RESTON, VA—December 4, 2008—The Graphic Arts Education and Research Foundation (GAERF®) is pleased to announce that, for the first time ever, a prison inmate has been awarded a PrintED® certification. John Phillips, 41, an inmate at the Northern Regional Jail and Correctional Facility in Moundsville, WV received a certification in Offset Press Operations after passing an online standardized PrintED examination.
As with most prisons, inmates at the Northern Regional Jail and Correctional Facility are not allowed access to the Internet. When Instructor Eric Dye took charge of the graphic communications program in July 2007, he was determined to change that obstacle so that inmates could participate in PrintED certification examinations.

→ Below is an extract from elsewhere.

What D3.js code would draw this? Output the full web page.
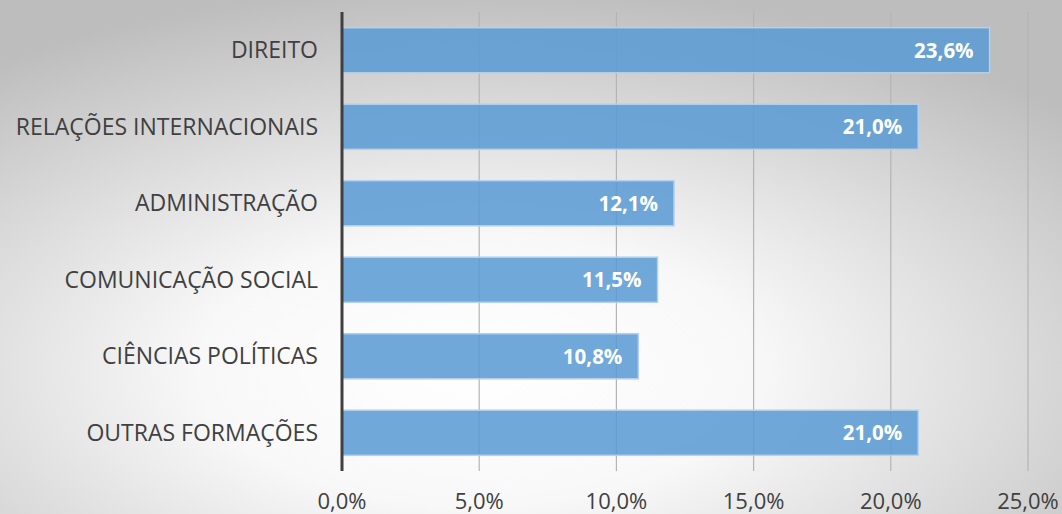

Though initially hesitant to allow online testing, the prison warden finally gave permission for inmate Phillips to register to take the examination, but only under the strict supervision of Jeannette Donohew, lead teacher and Office of Institutional Education Programs (OIEP) Correctional Educational Association accreditation process manager.
Thus it was Donohew who registered Phillips for the testing, and Donohew who, on the day of the test, accessed the online test site as Phillips' proctor, input Phillips' pass code and clicked through the initial test pages to the first question. Phillips had limited access to the computer: He sat in front of it only when answering a question—Donohew even clicked the “submit” button after Phillips finished the exam. It was, nevertheless, the first time ever that a prison inmate had taken an online PrintED certification examination.
Phillips is now preparing to take the Introduction to Graphic Communications and the Digital File Preparation examinations. “He's proud that, even at 41, he is continuing his education and his training,” comments Donohew.
Phillips has found employment in the correctional industries print shop, operating a Sakurai two-color press. Donohew says his training and PrintED certification helped him land a position in the prison's competitive job environment. “We try to approximate the normal work place as much as we can,” she explained.
“Inmates have to apply and interview for these jobs. John was hired because of his skills and qualifications coming out of our PrintED program. The momentum is beginning to build, and we will have more and more students working toward this achievement,” Dye observed. “They're really motivated.”